**EXERCISE AIM**
Repeat verbatim only the lines from the one with "Write a Python" through the one with "import pandas as pd", both ends kept. Pictures stay out.

**SUPPLIED MATERIAL**
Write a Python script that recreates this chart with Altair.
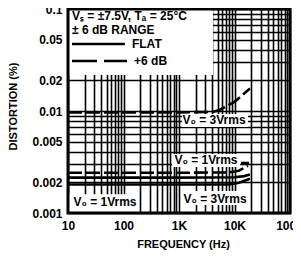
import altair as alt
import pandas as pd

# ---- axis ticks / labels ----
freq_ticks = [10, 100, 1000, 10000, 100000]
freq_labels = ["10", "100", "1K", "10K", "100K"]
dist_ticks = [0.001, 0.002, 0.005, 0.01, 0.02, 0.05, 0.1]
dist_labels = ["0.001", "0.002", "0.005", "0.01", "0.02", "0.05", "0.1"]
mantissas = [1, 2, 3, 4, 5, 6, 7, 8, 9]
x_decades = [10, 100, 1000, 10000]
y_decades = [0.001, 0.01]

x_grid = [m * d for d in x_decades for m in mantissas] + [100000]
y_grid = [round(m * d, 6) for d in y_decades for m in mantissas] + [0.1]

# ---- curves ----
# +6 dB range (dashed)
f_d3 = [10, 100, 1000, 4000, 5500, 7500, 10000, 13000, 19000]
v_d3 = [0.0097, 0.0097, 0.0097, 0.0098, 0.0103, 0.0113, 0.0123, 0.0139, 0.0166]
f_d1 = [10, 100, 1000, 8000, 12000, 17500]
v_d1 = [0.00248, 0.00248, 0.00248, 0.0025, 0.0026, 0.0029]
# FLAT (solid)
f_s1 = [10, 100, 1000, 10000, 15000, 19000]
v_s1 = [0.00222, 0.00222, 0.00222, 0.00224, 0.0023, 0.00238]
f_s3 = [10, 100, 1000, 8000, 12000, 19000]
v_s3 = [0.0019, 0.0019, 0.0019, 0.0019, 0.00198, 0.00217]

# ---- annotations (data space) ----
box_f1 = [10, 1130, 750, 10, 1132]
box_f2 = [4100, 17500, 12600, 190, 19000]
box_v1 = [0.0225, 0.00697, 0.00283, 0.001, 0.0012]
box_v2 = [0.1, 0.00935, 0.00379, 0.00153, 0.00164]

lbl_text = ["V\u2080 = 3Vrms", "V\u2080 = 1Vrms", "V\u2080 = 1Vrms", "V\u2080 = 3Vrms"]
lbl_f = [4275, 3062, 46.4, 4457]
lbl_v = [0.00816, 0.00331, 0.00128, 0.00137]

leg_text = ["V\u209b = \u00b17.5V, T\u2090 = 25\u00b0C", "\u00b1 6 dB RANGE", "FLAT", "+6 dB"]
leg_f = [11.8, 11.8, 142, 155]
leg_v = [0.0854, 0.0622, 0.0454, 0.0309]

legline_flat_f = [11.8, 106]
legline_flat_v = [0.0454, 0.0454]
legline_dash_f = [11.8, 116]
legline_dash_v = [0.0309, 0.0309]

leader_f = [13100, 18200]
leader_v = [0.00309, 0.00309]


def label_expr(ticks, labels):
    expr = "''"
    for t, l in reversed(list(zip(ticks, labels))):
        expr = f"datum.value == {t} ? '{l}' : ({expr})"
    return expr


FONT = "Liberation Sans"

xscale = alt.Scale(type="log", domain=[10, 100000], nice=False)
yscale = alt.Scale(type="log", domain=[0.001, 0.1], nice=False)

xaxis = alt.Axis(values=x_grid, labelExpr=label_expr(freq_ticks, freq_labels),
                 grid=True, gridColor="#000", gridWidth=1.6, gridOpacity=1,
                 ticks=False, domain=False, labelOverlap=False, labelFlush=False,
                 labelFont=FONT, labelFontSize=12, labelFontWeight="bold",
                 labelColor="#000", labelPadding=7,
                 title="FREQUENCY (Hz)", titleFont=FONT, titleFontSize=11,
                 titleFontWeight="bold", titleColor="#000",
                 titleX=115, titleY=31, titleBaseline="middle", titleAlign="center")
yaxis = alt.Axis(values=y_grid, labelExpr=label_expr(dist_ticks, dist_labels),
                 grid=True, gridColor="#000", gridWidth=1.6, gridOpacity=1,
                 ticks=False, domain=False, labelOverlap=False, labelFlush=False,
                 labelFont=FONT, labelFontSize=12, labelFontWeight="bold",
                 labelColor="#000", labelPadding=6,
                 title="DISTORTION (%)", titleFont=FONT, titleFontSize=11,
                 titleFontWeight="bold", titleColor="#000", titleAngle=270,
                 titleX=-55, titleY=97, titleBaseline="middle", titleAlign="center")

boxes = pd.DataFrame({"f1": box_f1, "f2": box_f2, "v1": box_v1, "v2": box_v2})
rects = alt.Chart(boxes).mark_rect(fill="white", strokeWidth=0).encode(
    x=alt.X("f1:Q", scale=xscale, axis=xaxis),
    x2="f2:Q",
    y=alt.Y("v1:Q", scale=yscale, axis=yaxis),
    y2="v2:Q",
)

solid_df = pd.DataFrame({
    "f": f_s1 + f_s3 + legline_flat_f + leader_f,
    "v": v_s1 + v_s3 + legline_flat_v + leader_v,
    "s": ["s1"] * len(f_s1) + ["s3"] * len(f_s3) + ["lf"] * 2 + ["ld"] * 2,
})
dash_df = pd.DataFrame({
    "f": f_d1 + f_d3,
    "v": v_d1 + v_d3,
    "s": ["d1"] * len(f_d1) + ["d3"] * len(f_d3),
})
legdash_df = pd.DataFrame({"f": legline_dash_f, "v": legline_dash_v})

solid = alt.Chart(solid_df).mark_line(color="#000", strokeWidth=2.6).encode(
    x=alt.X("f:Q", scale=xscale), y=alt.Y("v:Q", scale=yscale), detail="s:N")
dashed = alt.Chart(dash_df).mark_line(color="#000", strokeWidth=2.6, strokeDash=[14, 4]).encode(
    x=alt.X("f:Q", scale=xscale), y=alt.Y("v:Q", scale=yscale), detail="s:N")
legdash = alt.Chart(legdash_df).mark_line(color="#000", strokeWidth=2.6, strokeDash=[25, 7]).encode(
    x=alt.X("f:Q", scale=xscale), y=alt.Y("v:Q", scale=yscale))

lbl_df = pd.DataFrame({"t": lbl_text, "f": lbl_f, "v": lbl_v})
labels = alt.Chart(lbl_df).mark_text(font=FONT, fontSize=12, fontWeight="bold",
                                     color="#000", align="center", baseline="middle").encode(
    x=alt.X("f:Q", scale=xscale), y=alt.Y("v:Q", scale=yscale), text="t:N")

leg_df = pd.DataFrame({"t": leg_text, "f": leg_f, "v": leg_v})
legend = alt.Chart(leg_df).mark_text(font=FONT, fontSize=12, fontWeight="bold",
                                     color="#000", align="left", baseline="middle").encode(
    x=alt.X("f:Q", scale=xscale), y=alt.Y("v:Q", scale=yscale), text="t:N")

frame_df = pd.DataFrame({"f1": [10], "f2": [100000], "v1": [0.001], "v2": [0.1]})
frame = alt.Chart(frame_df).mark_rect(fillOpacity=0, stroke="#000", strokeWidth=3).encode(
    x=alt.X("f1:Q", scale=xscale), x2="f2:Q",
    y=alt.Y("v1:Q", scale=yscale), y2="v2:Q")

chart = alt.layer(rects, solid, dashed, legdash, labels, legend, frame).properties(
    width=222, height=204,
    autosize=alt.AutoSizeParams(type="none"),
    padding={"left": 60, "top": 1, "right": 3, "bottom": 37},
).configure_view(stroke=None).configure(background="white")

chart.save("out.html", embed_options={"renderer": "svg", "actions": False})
* * *
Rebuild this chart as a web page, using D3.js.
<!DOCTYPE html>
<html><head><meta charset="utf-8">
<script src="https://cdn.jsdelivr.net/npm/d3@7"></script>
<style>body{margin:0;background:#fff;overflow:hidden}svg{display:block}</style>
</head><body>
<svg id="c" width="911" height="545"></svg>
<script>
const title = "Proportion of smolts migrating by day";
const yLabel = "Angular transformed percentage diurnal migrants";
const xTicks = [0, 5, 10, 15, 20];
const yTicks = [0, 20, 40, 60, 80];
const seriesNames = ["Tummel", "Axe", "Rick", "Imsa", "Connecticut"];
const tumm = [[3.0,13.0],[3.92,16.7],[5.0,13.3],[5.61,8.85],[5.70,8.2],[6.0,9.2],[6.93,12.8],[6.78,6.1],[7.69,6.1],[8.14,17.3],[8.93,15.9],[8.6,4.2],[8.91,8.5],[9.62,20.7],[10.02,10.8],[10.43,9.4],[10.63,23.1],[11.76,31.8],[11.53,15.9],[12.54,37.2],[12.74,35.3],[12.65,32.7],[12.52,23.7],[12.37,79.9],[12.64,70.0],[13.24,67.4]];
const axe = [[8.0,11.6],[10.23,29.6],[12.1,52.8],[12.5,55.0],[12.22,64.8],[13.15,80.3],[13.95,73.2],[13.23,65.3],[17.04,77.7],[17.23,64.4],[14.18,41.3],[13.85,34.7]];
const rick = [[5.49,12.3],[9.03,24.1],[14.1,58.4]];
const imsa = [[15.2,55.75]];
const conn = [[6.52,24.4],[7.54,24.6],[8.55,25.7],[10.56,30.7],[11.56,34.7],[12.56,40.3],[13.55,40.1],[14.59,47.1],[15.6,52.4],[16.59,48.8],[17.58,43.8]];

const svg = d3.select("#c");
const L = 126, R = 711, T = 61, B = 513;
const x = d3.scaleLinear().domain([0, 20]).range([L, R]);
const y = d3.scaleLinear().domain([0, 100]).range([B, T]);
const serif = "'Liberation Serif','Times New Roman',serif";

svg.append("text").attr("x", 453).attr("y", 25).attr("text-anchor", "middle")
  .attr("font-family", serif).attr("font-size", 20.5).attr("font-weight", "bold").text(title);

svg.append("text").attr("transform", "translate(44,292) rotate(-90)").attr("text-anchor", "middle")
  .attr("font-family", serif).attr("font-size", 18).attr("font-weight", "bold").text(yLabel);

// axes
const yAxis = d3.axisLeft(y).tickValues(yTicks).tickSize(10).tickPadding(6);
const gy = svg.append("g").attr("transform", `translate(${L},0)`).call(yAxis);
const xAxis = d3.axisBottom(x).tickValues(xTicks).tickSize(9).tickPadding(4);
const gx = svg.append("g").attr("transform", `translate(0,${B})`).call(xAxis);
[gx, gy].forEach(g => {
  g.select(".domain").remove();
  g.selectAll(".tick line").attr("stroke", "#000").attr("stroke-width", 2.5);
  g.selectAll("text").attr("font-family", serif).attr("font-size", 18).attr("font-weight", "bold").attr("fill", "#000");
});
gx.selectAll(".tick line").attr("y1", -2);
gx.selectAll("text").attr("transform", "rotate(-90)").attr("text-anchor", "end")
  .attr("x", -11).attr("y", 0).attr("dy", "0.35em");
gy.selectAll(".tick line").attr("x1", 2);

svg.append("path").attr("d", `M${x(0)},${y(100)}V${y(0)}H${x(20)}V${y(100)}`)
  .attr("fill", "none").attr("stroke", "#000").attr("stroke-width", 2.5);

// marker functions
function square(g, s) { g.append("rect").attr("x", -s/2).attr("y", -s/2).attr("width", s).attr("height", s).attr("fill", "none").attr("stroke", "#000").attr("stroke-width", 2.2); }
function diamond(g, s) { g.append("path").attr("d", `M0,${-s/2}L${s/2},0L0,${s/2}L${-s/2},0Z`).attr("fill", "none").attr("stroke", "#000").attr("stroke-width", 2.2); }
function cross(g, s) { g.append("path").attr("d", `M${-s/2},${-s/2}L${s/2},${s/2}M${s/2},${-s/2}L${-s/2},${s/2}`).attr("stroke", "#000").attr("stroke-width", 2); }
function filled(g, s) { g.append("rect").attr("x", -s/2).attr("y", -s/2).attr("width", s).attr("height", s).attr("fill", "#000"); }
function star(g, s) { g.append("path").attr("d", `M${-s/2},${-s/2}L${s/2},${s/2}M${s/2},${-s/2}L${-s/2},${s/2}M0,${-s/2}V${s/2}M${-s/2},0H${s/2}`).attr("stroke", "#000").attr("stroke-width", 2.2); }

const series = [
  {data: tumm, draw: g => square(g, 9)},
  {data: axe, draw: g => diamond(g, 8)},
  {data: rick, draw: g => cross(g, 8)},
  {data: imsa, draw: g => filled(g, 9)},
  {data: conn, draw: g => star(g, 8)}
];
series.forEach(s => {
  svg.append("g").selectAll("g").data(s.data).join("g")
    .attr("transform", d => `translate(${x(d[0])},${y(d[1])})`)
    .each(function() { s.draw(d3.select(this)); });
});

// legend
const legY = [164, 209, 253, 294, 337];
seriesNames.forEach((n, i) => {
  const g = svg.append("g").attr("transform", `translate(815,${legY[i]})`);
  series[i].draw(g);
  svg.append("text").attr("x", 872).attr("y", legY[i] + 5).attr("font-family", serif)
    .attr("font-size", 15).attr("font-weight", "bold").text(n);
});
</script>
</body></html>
--
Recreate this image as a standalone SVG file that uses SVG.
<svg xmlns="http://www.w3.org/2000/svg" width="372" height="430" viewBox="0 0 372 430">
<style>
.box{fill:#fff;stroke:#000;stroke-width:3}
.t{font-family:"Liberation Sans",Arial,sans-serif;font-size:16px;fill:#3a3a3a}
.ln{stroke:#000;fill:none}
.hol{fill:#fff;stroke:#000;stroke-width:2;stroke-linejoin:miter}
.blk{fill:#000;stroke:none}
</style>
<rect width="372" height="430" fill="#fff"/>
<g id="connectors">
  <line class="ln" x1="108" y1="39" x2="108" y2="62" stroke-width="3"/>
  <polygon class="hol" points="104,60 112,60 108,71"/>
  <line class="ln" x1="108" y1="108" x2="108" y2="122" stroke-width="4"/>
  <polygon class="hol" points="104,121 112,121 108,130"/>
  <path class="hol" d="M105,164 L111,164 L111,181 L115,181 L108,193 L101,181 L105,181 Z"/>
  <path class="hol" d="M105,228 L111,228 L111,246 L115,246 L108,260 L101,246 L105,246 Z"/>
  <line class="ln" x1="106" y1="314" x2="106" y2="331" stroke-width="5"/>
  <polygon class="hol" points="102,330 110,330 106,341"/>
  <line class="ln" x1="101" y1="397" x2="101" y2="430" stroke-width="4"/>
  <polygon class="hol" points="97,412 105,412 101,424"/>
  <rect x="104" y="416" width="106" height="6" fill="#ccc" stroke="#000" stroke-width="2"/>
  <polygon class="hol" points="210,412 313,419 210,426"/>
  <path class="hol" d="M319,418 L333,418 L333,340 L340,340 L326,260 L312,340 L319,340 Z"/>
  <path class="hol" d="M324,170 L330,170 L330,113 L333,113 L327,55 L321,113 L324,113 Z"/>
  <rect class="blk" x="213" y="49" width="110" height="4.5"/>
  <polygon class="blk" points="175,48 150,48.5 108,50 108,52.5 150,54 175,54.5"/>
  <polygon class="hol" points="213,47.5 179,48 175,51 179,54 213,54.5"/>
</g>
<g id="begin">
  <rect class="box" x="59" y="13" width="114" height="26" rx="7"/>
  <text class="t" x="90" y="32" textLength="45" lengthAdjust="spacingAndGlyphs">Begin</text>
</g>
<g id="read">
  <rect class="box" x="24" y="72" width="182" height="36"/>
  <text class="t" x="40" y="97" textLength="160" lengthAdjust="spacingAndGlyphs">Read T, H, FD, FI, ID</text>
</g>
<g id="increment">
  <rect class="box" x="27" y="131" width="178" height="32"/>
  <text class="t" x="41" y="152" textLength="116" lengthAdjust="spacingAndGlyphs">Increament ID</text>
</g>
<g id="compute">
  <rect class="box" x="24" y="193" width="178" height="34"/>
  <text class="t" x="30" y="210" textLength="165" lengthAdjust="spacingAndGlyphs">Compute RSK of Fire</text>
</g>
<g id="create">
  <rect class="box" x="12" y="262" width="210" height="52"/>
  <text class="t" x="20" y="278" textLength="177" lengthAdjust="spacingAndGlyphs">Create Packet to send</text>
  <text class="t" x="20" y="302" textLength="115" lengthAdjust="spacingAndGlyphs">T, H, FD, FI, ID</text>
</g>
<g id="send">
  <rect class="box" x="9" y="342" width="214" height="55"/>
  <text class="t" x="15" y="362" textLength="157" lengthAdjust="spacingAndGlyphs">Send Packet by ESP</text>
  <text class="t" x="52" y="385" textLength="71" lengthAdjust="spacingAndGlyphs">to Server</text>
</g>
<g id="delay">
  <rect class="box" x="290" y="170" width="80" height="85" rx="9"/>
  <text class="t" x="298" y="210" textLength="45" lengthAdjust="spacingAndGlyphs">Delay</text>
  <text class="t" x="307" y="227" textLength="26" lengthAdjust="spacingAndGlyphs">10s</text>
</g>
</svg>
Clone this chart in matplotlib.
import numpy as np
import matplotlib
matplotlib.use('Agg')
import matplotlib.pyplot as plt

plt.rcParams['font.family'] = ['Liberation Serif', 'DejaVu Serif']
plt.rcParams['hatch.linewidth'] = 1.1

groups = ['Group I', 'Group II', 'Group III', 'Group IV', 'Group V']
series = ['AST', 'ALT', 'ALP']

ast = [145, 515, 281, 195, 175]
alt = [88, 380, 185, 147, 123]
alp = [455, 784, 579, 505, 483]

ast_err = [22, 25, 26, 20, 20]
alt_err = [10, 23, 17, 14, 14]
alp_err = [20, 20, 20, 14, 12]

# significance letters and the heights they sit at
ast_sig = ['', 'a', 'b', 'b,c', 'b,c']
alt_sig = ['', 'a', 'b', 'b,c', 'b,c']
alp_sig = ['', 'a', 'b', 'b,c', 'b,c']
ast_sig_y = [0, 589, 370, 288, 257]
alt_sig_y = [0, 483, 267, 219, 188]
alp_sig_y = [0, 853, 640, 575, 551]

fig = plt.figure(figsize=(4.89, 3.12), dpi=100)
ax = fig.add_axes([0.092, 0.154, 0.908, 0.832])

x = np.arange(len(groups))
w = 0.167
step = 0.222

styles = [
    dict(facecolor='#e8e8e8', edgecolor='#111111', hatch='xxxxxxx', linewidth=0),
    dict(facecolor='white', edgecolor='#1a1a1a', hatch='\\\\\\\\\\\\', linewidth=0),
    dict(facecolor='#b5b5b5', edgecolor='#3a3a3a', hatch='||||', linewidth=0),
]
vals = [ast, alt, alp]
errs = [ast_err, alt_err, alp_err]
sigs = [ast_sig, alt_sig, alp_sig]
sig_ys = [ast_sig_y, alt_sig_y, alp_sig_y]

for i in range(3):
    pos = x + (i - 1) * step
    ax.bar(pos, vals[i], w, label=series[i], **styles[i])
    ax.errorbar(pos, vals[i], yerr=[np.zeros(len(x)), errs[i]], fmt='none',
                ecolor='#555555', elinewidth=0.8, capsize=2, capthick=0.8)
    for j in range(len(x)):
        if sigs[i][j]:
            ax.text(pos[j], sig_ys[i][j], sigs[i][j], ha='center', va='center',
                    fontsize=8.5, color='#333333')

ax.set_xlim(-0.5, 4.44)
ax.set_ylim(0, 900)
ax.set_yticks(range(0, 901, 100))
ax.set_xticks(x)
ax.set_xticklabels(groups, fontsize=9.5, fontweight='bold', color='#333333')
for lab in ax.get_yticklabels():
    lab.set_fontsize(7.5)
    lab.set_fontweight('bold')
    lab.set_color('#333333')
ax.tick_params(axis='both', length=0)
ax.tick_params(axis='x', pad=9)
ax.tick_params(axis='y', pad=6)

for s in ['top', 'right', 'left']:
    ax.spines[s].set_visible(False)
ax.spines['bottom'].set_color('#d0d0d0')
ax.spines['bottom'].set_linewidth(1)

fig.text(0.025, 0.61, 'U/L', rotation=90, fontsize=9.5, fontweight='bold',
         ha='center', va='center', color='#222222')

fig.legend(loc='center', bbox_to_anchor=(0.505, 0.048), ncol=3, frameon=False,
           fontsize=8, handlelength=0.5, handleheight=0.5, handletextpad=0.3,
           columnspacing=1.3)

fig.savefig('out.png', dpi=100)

**WRITTEN SOLUTION**
Write a Python script that recreates this chart with Altair.
import altair as alt
import pandas as pd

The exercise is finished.